→ Provided information
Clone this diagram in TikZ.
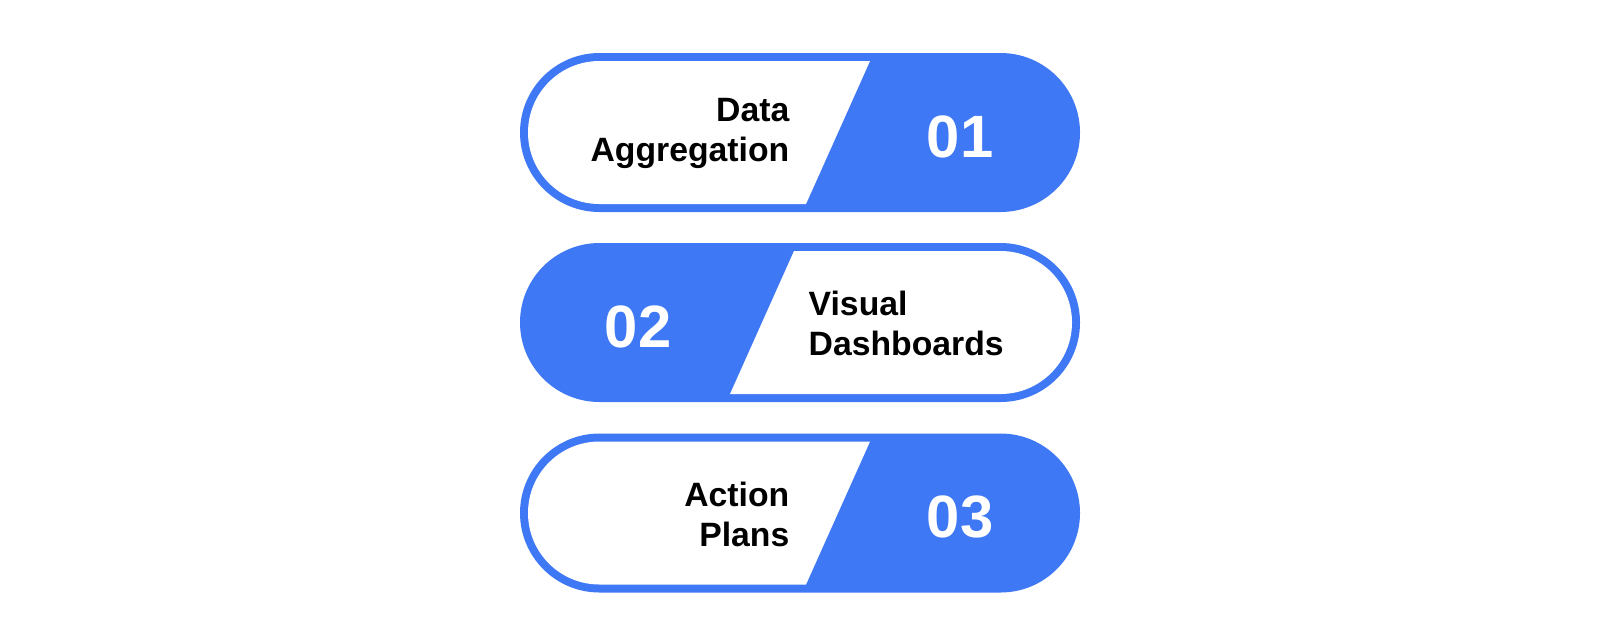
\documentclass[tikz,border=0pt]{standalone}
\usepackage{fontspec}
\setmainfont{Liberation Sans}
\definecolor{pillblue}{HTML}{3F78F5}
\begin{document}
\begin{tikzpicture}[
    label_style/.style={font=\fontsize{9.6}{11.4}\selectfont\bfseries, text=black, inner sep=0pt},
    num_style/.style={font=\fontsize{17}{20}\selectfont\bfseries, text=white, inner sep=0pt},
    pill_style/.style={fill=pillblue, rounded corners=7.95mm},
    inner_style/.style={fill=white, rounded corners=7.15mm}
]
\useasboundingbox[fill=white] (0,0) rectangle (16,6.34);
% Pill 1: Data Aggregation
\begin{scope}[shift={(8,5.015)}]
    \fill[pill_style] (-2.8,-0.795) rectangle (2.8,0.795);
    \begin{scope}
        \clip (-3,-0.715) -- (0.06,-0.715) -- (0.70,0.715) -- (-3,0.715) -- cycle;
        \fill[inner_style] (-2.72,-0.715) rectangle (2.72,0.715);
    \end{scope}
    \node[label_style, align=right, anchor=east] (agg) at (-0.1,-0.01) {Data\\Aggregation};
    \node[num_style] (n1) at (1.6,-0.04) {01};
\end{scope}
% Pill 2: Visual Dashboards
\begin{scope}[shift={(8,3.115)}]
    \fill[pill_style] (-2.8,-0.795) rectangle (2.8,0.795);
    \begin{scope}
        \clip (3,-0.715) -- (-0.70,-0.715) -- (-0.06,0.715) -- (3,0.715) -- cycle;
        \fill[inner_style] (-2.72,-0.715) rectangle (2.72,0.715);
    \end{scope}
    \node[label_style, align=left, anchor=west] (dash) at (0.08,-0.01) {Visual\\Dashboards};
    \node[num_style] (n2) at (-1.62,-0.04) {02};
\end{scope}
% Pill 3: Action Plans
\begin{scope}[shift={(8,1.21)}]
    \fill[pill_style] (-2.8,-0.795) rectangle (2.8,0.795);
    \begin{scope}
        \clip (-3,-0.715) -- (0.06,-0.715) -- (0.70,0.715) -- (-3,0.715) -- cycle;
        \fill[inner_style] (-2.72,-0.715) rectangle (2.72,0.715);
    \end{scope}
    \node[label_style, align=right, anchor=east] (plans) at (-0.1,-0.01) {Action\\Plans};
    \node[num_style] (n3) at (1.6,-0.04) {03};
\end{scope}
\end{tikzpicture}
\end{document}
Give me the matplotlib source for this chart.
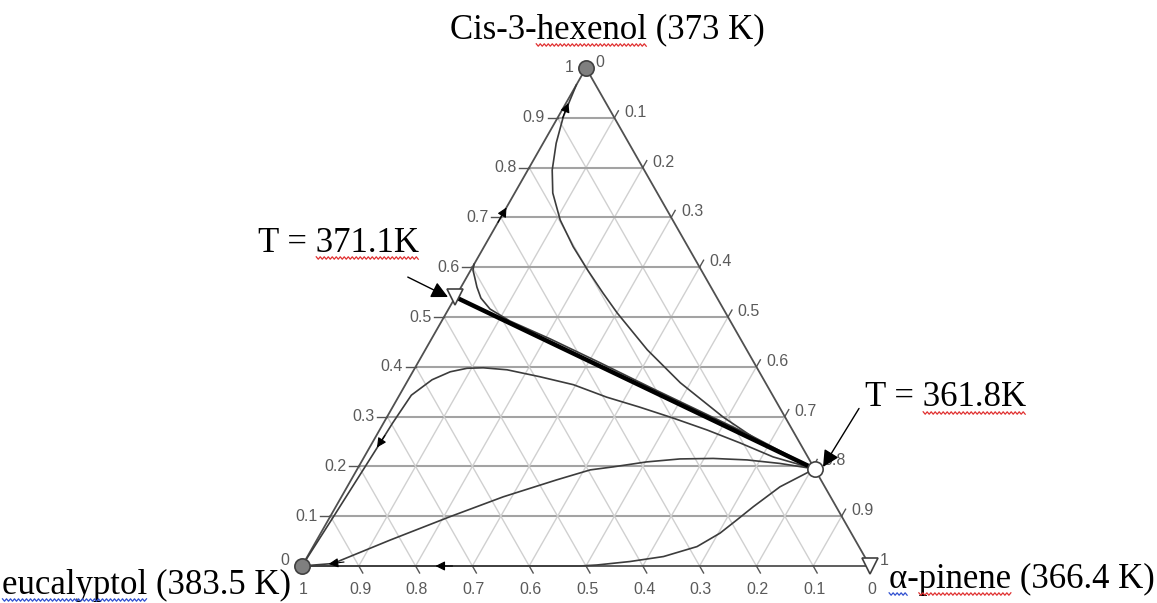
import numpy as np
import matplotlib.pyplot as plt
from matplotlib.text import Text

# compositions as (cis-3-hexenol fraction, alpha-pinene fraction)
boundary_hex = [0.54, 0.195]
boundary_pin = [0.0, 0.805]

curve_a_hex = [0.606, 0.594, 0.580, 0.560, 0.538, 0.516, 0.492, 0.456, 0.408, 0.359, 0.311, 0.263, 0.195]
curve_a_pin = [0.000, 0.004, 0.014, 0.028, 0.046, 0.073, 0.120, 0.209, 0.321, 0.433, 0.545, 0.657, 0.805]

curve_b_hex = [0.966, 0.936, 0.902, 0.849, 0.795, 0.749, 0.695, 0.641, 0.594, 0.548, 0.508, 0.434, 0.368, 0.299, 0.253, 0.217, 0.195]
curve_b_pin = [0.000, 0.004, 0.009, 0.023, 0.043, 0.067, 0.107, 0.157, 0.206, 0.256, 0.301, 0.391, 0.482, 0.592, 0.675, 0.751, 0.805]

curve_c_hex = [0.0, 0.10, 0.173, 0.246, 0.287, 0.310, 0.343, 0.374, 0.390, 0.397, 0.398, 0.394, 0.380, 0.364, 0.339, 0.319, 0.297, 0.273, 0.247, 0.219, 0.195]
curve_c_pin = [0.0, 0.006, 0.010, 0.014, 0.016, 0.018, 0.021, 0.042, 0.066, 0.092, 0.120, 0.164, 0.229, 0.296, 0.367, 0.435, 0.505, 0.577, 0.648, 0.720, 0.805]

curve_d_hex = [0.0, 0.005, 0.052, 0.099, 0.139, 0.173, 0.193, 0.199, 0.209, 0.215, 0.216, 0.213, 0.206, 0.195]
curve_d_pin = [0.0, 0.052, 0.129, 0.211, 0.285, 0.362, 0.411, 0.448, 0.502, 0.558, 0.616, 0.677, 0.738, 0.805]

curve_e_hex = [0.195, 0.159, 0.119, 0.092, 0.066, 0.039, 0.019, 0.009, 0.002, 0.0, 0.0]
curve_e_pin = [0.805, 0.762, 0.735, 0.719, 0.703, 0.676, 0.627, 0.573, 0.518, 0.489, 0.0]

# direction arrows on curves: (hex, pin) tail -> tip
arrow_tail = [(0.69, 0.0), (0.90, 0.009), (0.262, 0.015), (0.008, 0.07), (0.0, 0.265)]
arrow_tip = [(0.72, 0.0), (0.93, 0.004), (0.238, 0.013), (0.004, 0.045), (0.0, 0.235)]

ticks = np.round(np.arange(0, 1.01, 0.1), 1)


def tern(h, p):
    h = np.asarray(h, dtype=float)
    p = np.asarray(p, dtype=float)
    return p + h / 2, h


def px(x, y):
    # picture pixel -> data coords
    return (x - 302) / 568, (566 - y) / 498


fig = plt.figure(figsize=(11.57, 6.03), dpi=100)
ax = fig.add_axes([0, 0, 1, 1])
ax.set_xlim(-302 / 568, 855 / 568)
ax.set_ylim(-37 / 498, 566 / 498)
ax.axis('off')

# grid
for t in ticks[1:-1]:
    x0, y0 = tern(t, 0)
    x1, y1 = tern(t, 1 - t)
    ax.plot([x0, x1], [y0, y1], color='#a3a3a3', lw=1.5, zorder=1)
    xa, ya = tern(0, t)
    xb, yb = tern(1 - t, t)
    ax.plot([xa, xb], [ya, yb], color='#d0d0d0', lw=1.0, zorder=1)
    xa, ya = tern(1 - t, 0)
    xb, yb = tern(0, 1 - t)
    ax.plot([xa, xb], [ya, yb], color='#d0d0d0', lw=1.0, zorder=1)

# axis ticks, outside the frame
for t in ticks[1:-1]:
    xa, ya = tern(1 - t, t)
    xb, yb = tern(1 - t + 0.014, t)
    ax.plot([xa, xb], [ya, yb], color='#555555', lw=1.0, zorder=2)
    xa, ya = tern(0, 1 - t)
    xb, yb = tern(-0.014, 1 - t + 0.014)
    ax.plot([xa, xb], [ya, yb], color='#555555', lw=1.0, zorder=2)
    xa, ya = tern(t, 0)
    ax.plot([xa - 10 / 568, xa], [ya, ya], color='#555555', lw=1.0, zorder=2)

# triangle frame
fx, fy = tern([0, 1, 0, 0], [0, 0, 1, 0])
ax.plot(fx, fy, color='#505050', lw=1.3, zorder=3)

# tick labels
lab_kw = dict(fontsize=11.5, color='#5a5a5a', family='Liberation Sans',
              textcoords='offset points')
for t in ticks:
    s = '%g' % t
    ax.annotate(s, tern(t, 0), xytext=(-9, 4 if t == 0 else 0), ha='right', va='center', **lab_kw)
    ax.annotate(s, tern(1 - t, t), xytext=(7, 4), ha='left', va='center', **lab_kw)
    ax.annotate('%g' % (1 - t), tern(0, t), xytext=(1, -17), ha='center', va='center', **lab_kw)

# residue curves
curve_kw = dict(color='#3c3c3c', lw=1.2, zorder=4)
for hh, pp in [(curve_a_hex, curve_a_pin), (curve_b_hex, curve_b_pin),
               (curve_c_hex, curve_c_pin), (curve_d_hex, curve_d_pin),
               (curve_e_hex, curve_e_pin)]:
    cx, cy = tern(hh, pp)
    ax.plot(cx, cy, **curve_kw)

bx, by = tern(boundary_hex, boundary_pin)
ax.plot(bx, by, color='black', lw=3.2, zorder=5, solid_capstyle='butt')

for tail, tip in zip(arrow_tail, arrow_tip):
    ax.annotate('', xy=tern(*tip), xytext=tern(*tail),
                arrowprops=dict(arrowstyle='-|>', color='black', lw=0.8,
                                mutation_scale=14, shrinkA=0, shrinkB=0),
                zorder=6)

# singular points
ax.plot(*tern(1, 0), 'o', ms=11, mfc='#7f7f7f', mec='#404040', mew=1.2, zorder=7, clip_on=False)
ax.plot(*tern(0, 0), 'o', ms=11, mfc='#7f7f7f', mec='#404040', mew=1.2, zorder=7, clip_on=False)
ax.plot(*tern(0, 1), 'v', ms=12, mfc='white', mec='#404040', mew=1.2, zorder=7, clip_on=False)
ax.plot(*tern(boundary_hex[0], boundary_pin[0]), 'v', ms=12, mfc='white', mec='#404040', mew=1.2, zorder=7)
ax.plot(*tern(boundary_hex[1], boundary_pin[1]), 'o', ms=11, mfc='white', mec='#404040', mew=1.2, zorder=7)

# component labels and azeotrope temperatures
serif = dict(family='Liberation Serif', color='black', fontsize=25)
t_hex = ax.text(*px(607, 30), 'Cis-3-hexenol (373 K)', ha='center', va='center', **serif)
t_euc = ax.text(*px(147, 585), 'eucalyptol (383.5 K)', ha='center', va='center', **serif)
t_pin = ax.text(*px(1022, 579), 'α-pinene (366.4 K)', ha='center', va='center', **serif)

t_az1 = ax.annotate('T = 371.1K', xy=px(448, 297), xytext=px(339, 243),
                    ha='center', va='center', **serif,
                    arrowprops=dict(arrowstyle='-|>', color='black', lw=1.0,
                                    mutation_scale=25, shrinkA=24, shrinkB=0))
t_az2 = ax.annotate('T = 361.8K', xy=px(823, 467), xytext=px(946, 398),
                    ha='center', va='center', **serif,
                    arrowprops=dict(arrowstyle='-|>', color='black', lw=1.0,
                                    mutation_scale=25, shrinkA=5, shrinkB=0,
                                    relpos=(0, 0.5)))

# spell-check squiggles under some words, as in the source document
fig.canvas.draw()
renderer = fig.canvas.get_renderer()


def text_width(s, ref):
    if not s:
        return 0.0
    tmp = ax.text(0, 0, s, fontproperties=ref.get_fontproperties())
    w = tmp.get_window_extent(renderer).width
    tmp.remove()
    return w


def squiggle(txt, prefix, word, color):
    bb = Text.get_window_extent(txt, renderer)
    x0 = bb.x0 + text_width(prefix, txt)
    x1 = bb.x0 + text_width(prefix + word, txt)
    xs = np.arange(x0, x1, 2.0)
    ys = bb.y0 + 1.5 + np.where(np.arange(len(xs)) % 2 == 0, 1.2, -1.2)
    pts = ax.transData.inverted().transform(np.column_stack([xs, ys]))
    ax.plot(pts[:, 0], pts[:, 1], color=color, lw=0.9, zorder=8, clip_on=False)


squiggle(t_hex, 'Cis-3-', 'hexenol', '#e03030')
squiggle(t_euc, '', 'eucalyptol', '#3050d0')
squiggle(t_pin, '', 'α', '#3050d0')
squiggle(t_pin, 'α-', 'pinene', '#e03030')
squiggle(t_az1, 'T = ', '371.1K', '#e03030')
squiggle(t_az2, 'T = ', '361.8K', '#e03030')

fig.savefig('out.png', dpi=100)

→ The task
What's needed is an exact copy of the lines above from the one with "Give me the matplotlib source for this chart." through the one with "0.675, 0.751, 0.805]", both included; the pictures stay out.

→ Solution to the exercise
Give me the matplotlib source for this chart.
import numpy as np
import matplotlib.pyplot as plt
from matplotlib.text import Text

# compositions as (cis-3-hexenol fraction, alpha-pinene fraction)
boundary_hex = [0.54, 0.195]
boundary_pin = [0.0, 0.805]

curve_a_hex = [0.606, 0.594, 0.580, 0.560, 0.538, 0.516, 0.492, 0.456, 0.408, 0.359, 0.311, 0.263, 0.195]
curve_a_pin = [0.000, 0.004, 0.014, 0.028, 0.046, 0.073, 0.120, 0.209, 0.321, 0.433, 0.545, 0.657, 0.805]

curve_b_hex = [0.966, 0.936, 0.902, 0.849, 0.795, 0.749, 0.695, 0.641, 0.594, 0.548, 0.508, 0.434, 0.368, 0.299, 0.253, 0.217, 0.195]
curve_b_pin = [0.000, 0.004, 0.009, 0.023, 0.043, 0.067, 0.107, 0.157, 0.206, 0.256, 0.301, 0.391, 0.482, 0.592, 0.675, 0.751, 0.805]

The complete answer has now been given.